Given problem.
Take every line where the string "document" appears and copy it.

Collected material.
########################################

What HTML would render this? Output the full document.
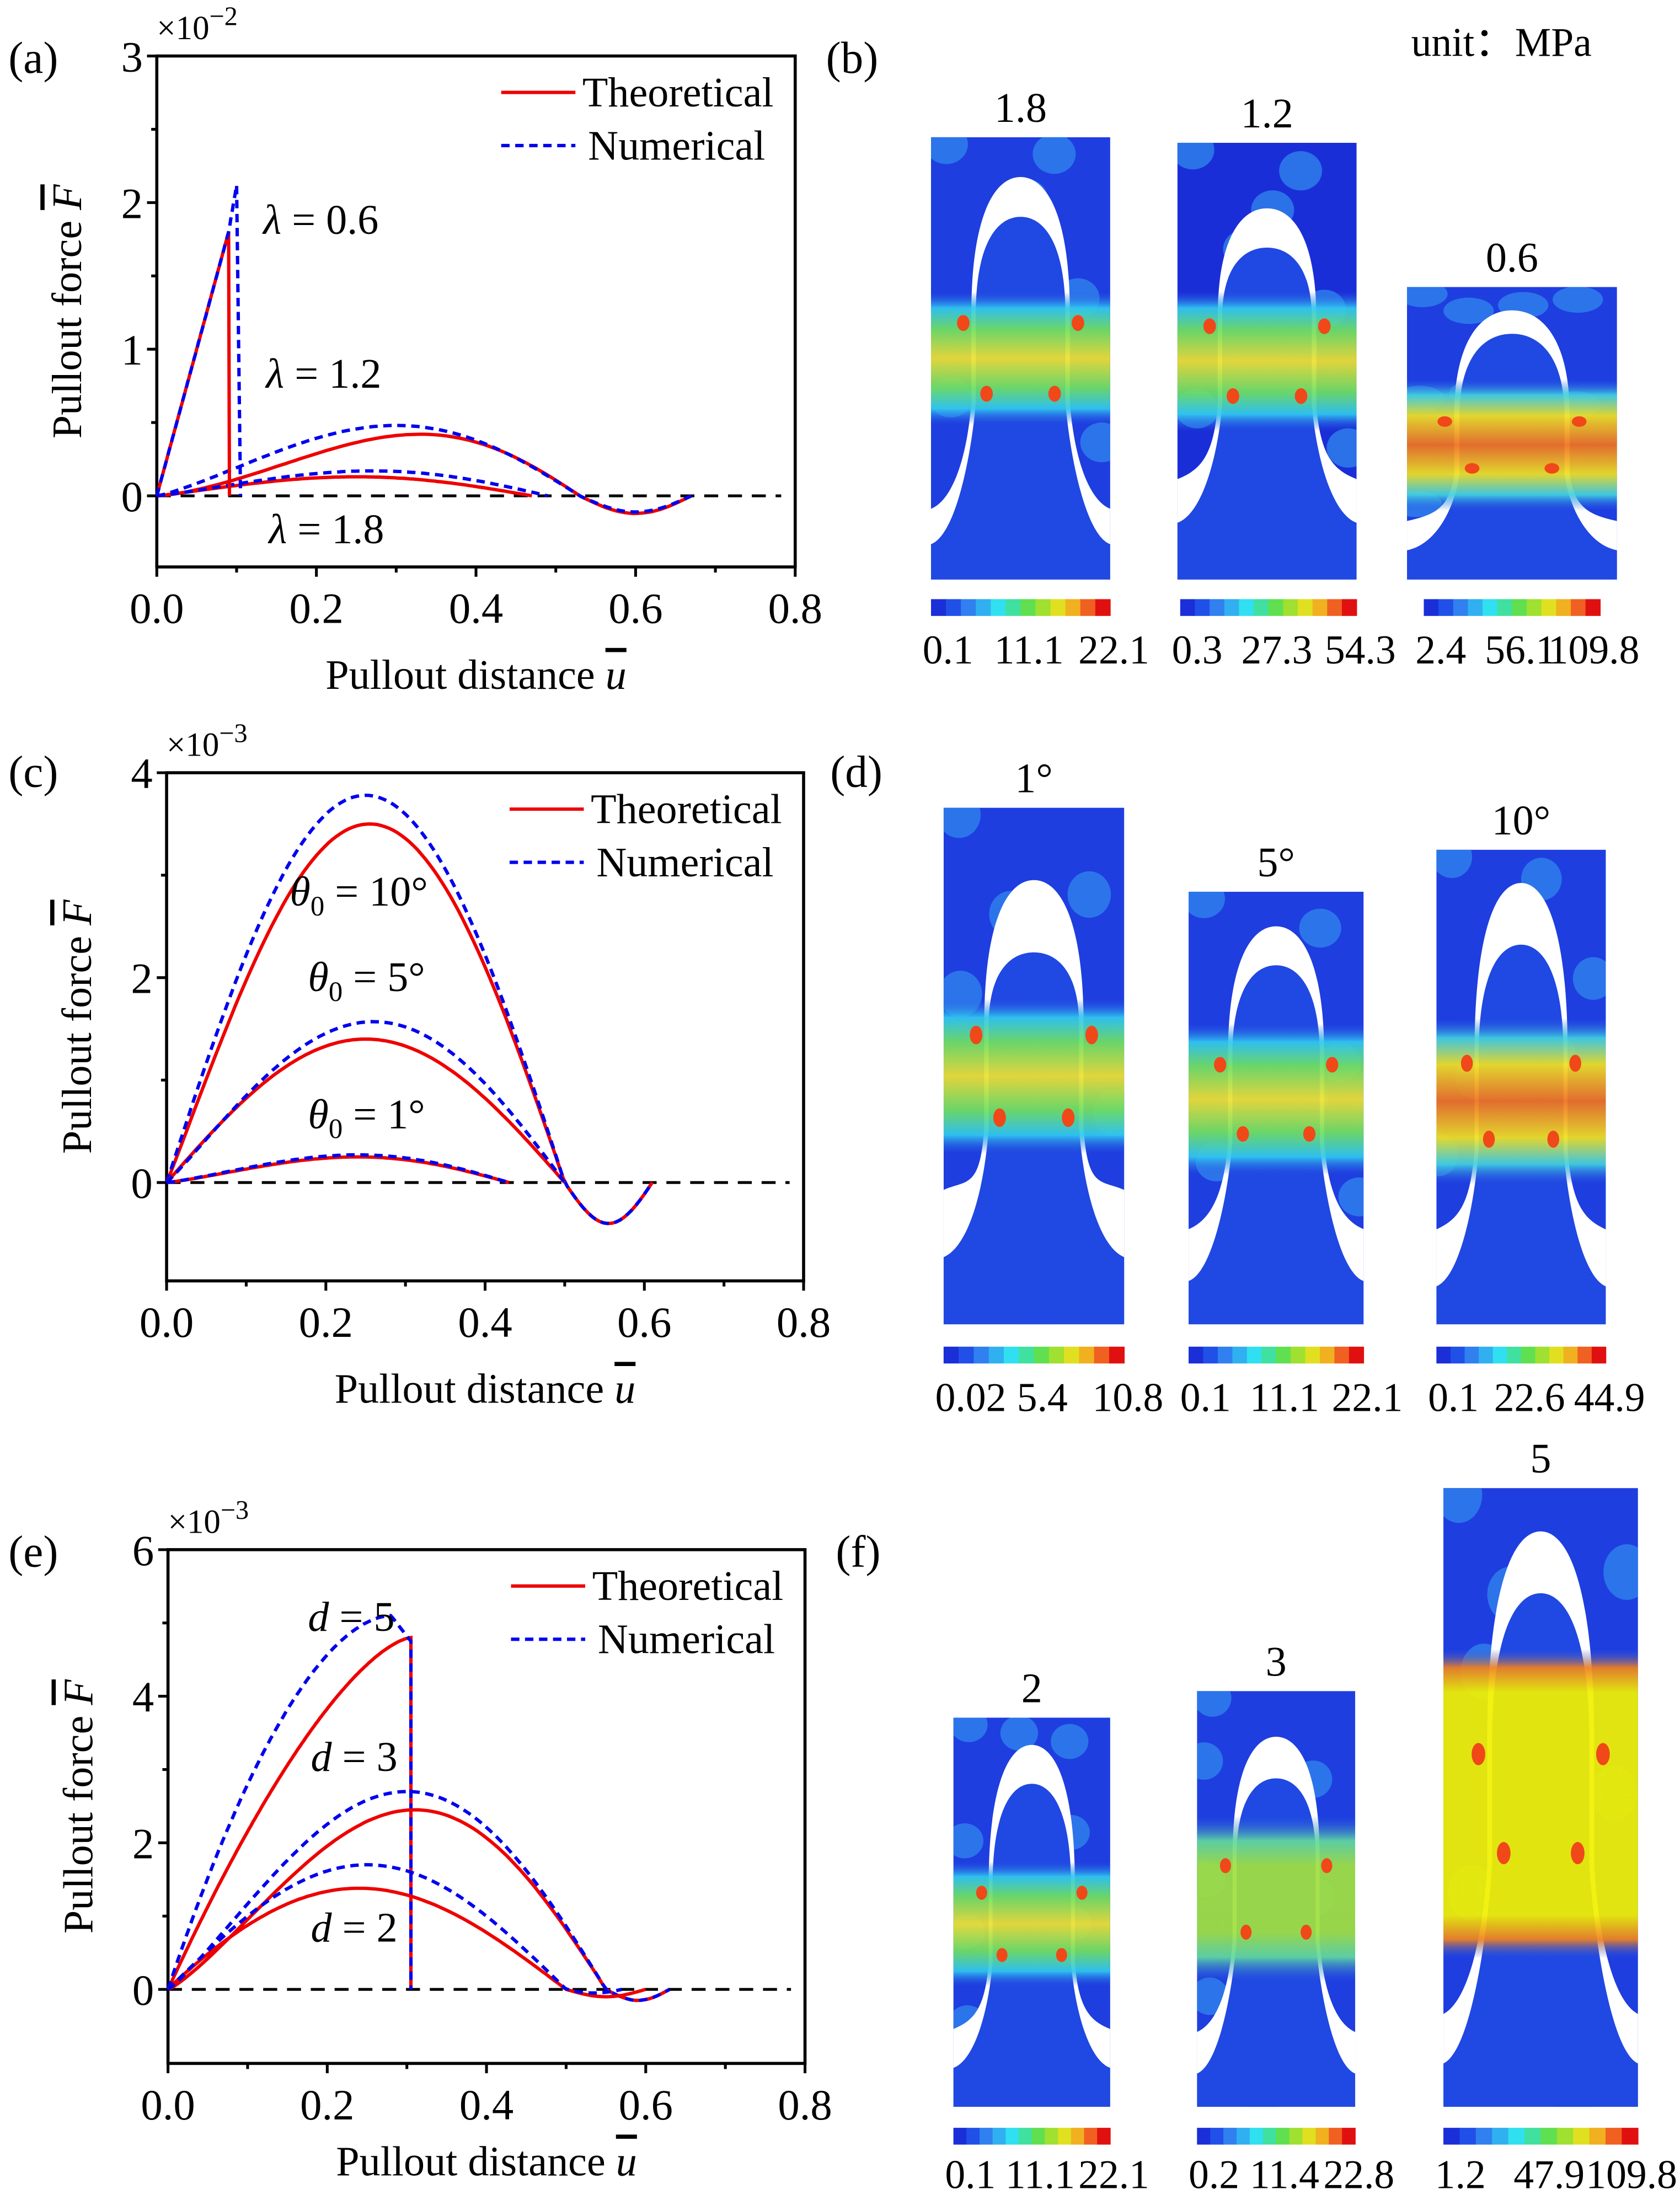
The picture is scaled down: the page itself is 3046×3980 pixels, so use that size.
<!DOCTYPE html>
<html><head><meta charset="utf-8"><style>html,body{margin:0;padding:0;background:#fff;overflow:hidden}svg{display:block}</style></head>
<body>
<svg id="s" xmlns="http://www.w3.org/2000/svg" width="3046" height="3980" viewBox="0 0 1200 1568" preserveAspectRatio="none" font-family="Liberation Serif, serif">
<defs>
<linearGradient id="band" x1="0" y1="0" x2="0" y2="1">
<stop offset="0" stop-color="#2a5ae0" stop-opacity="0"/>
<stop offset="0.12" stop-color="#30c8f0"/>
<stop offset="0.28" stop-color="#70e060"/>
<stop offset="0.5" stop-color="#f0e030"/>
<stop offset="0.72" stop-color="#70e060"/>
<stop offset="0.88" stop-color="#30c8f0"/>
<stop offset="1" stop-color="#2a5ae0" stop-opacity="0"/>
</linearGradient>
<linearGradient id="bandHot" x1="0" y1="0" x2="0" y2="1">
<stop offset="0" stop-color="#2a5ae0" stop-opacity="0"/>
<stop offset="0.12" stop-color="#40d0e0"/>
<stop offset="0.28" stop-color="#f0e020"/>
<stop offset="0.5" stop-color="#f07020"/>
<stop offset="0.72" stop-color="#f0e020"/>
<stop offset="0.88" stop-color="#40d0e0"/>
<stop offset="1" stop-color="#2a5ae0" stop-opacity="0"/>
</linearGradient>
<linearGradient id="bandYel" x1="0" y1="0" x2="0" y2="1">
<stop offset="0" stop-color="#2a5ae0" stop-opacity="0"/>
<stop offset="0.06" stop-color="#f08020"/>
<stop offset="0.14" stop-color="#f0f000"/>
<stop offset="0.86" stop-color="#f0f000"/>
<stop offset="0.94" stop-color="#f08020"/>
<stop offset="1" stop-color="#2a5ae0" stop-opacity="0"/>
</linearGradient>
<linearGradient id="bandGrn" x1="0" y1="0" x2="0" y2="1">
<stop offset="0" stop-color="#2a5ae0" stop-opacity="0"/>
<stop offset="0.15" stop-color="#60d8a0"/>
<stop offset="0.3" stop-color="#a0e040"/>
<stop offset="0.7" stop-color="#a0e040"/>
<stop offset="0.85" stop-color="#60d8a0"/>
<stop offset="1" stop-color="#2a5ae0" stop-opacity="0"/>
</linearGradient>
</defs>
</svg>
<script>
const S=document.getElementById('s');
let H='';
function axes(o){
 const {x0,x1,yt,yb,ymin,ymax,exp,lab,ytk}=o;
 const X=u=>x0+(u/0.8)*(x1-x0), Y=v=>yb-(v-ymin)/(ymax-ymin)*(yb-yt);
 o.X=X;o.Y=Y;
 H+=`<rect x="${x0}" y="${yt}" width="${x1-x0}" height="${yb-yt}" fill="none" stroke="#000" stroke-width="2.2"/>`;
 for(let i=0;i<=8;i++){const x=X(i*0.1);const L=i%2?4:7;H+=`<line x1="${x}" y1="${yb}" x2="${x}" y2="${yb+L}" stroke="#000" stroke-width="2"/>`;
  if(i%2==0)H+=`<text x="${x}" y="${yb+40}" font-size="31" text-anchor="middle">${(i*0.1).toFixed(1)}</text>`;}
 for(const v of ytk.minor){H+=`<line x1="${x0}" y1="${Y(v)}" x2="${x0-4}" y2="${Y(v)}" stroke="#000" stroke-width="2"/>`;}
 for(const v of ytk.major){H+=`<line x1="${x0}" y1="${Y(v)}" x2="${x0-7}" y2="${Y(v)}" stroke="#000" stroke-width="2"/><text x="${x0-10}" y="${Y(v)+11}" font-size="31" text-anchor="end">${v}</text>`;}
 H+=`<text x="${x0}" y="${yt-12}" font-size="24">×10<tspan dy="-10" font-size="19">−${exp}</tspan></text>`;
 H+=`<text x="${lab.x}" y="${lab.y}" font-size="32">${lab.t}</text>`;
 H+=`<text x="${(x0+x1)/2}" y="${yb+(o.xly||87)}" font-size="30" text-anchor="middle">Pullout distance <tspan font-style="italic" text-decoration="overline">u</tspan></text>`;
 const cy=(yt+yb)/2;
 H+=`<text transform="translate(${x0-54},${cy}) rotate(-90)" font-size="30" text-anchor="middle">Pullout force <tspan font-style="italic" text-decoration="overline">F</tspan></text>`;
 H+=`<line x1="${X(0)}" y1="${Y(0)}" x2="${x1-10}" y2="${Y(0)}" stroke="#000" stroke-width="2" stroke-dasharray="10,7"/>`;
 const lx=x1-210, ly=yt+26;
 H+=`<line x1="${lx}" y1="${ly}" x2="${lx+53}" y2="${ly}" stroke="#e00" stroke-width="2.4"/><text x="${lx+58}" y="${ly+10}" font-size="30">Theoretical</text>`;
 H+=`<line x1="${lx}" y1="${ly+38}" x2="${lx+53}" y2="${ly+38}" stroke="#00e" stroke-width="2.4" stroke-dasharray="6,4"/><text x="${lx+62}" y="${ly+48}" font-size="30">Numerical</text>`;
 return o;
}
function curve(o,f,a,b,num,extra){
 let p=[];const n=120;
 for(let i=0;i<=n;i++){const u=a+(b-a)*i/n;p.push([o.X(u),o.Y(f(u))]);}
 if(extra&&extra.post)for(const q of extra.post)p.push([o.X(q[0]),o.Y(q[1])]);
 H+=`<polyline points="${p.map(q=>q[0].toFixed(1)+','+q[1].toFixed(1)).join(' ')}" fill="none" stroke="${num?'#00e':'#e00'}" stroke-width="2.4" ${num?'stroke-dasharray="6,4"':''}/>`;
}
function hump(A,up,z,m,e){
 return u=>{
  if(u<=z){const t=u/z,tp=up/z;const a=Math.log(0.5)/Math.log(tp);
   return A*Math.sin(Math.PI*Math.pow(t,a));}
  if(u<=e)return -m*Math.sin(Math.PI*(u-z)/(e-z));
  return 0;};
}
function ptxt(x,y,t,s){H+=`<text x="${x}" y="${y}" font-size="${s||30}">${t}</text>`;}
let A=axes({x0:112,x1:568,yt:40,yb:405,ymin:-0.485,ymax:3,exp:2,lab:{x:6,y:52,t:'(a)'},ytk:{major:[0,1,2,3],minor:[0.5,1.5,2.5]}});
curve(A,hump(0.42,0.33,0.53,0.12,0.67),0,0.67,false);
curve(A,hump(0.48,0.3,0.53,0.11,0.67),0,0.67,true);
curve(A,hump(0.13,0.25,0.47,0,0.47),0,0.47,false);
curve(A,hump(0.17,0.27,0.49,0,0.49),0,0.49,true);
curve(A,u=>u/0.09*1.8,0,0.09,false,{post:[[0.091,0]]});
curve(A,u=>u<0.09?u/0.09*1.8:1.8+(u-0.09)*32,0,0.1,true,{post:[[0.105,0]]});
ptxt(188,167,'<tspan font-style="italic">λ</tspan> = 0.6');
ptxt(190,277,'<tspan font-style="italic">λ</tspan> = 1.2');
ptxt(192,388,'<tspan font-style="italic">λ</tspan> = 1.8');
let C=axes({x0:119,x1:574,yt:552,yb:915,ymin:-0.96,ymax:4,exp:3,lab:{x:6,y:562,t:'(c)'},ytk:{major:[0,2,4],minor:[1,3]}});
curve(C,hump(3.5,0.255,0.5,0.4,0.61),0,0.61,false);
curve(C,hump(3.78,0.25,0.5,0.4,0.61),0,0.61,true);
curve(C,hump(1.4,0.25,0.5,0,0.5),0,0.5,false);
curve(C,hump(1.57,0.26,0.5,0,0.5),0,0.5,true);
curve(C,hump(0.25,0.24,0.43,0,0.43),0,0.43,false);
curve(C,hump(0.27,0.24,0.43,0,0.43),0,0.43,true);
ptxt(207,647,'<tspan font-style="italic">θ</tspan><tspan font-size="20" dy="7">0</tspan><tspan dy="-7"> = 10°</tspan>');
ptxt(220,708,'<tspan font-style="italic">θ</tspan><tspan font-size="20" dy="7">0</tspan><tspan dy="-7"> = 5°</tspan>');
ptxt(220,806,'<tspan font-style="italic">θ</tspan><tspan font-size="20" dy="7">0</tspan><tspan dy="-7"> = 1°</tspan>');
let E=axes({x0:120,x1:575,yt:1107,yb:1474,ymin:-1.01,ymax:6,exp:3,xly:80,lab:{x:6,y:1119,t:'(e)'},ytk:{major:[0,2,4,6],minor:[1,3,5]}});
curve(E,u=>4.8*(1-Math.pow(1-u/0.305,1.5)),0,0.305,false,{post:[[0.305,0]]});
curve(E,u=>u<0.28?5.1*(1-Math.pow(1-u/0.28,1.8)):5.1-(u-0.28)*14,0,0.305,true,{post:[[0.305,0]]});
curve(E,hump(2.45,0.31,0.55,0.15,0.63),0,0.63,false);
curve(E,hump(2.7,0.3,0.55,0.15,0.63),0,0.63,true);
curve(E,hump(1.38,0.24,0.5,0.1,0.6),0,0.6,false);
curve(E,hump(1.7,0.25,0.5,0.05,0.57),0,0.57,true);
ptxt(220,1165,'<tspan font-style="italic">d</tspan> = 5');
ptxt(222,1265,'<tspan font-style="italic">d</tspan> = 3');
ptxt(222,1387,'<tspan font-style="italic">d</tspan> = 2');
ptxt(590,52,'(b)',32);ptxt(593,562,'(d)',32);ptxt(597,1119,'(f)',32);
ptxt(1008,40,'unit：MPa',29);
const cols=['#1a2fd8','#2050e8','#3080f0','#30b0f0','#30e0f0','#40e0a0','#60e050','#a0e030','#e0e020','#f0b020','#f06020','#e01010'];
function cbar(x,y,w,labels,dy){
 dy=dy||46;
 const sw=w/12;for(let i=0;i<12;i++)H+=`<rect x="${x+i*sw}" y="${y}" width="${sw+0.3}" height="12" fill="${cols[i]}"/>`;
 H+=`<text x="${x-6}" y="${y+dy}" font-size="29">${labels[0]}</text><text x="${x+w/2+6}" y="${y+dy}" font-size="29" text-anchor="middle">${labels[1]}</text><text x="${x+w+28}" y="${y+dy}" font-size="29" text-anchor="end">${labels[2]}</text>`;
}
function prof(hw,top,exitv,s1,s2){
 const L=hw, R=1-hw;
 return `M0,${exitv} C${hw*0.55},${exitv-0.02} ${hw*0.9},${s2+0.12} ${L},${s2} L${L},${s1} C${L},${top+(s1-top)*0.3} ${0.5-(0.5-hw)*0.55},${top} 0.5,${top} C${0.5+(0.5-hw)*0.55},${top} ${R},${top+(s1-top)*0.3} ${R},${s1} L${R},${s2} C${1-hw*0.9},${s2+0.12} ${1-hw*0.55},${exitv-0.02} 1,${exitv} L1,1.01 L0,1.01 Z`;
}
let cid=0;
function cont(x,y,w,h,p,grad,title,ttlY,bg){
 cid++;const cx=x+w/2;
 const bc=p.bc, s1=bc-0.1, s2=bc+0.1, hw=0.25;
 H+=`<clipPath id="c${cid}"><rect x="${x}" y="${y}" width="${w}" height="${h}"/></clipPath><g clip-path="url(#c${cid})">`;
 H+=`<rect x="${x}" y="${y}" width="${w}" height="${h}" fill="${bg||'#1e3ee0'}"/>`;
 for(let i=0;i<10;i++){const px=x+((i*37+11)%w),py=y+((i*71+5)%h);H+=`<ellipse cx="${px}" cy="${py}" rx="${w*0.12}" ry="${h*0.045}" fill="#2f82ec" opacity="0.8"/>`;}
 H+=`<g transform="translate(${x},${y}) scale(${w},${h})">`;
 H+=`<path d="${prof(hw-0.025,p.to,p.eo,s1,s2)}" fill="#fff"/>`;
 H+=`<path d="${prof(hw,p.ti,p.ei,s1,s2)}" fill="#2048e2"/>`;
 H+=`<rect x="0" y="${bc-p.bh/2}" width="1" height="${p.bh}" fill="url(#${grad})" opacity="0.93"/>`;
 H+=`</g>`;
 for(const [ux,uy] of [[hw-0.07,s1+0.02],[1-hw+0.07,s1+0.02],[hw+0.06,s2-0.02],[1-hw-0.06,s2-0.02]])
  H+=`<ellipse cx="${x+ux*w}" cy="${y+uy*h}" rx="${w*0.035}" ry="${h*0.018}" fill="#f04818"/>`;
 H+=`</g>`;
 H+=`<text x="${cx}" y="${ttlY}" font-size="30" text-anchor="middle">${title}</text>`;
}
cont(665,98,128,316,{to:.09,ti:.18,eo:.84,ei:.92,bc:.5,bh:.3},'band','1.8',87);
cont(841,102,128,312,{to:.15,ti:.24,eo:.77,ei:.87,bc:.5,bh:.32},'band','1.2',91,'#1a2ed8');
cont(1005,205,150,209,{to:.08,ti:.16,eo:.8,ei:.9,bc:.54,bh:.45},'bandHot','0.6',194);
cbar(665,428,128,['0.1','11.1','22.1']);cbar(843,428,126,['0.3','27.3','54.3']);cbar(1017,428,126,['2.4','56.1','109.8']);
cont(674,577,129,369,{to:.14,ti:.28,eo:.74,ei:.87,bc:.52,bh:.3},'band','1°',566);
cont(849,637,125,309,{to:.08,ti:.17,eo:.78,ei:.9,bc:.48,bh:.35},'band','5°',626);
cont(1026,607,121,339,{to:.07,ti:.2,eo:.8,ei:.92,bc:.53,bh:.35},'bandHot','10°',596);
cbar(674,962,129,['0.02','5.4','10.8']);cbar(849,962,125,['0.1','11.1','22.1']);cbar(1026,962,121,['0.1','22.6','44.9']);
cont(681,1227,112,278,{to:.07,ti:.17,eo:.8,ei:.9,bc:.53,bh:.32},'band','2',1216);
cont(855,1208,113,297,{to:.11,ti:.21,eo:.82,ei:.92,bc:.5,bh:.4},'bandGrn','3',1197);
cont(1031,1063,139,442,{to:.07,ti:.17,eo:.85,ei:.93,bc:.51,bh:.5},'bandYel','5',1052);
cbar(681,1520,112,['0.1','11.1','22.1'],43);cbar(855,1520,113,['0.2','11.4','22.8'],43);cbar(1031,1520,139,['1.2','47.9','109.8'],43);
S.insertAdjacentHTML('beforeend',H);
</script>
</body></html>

########################################

Expected answer.
What HTML would render this? Output the full document.
const S=document.getElementById('s');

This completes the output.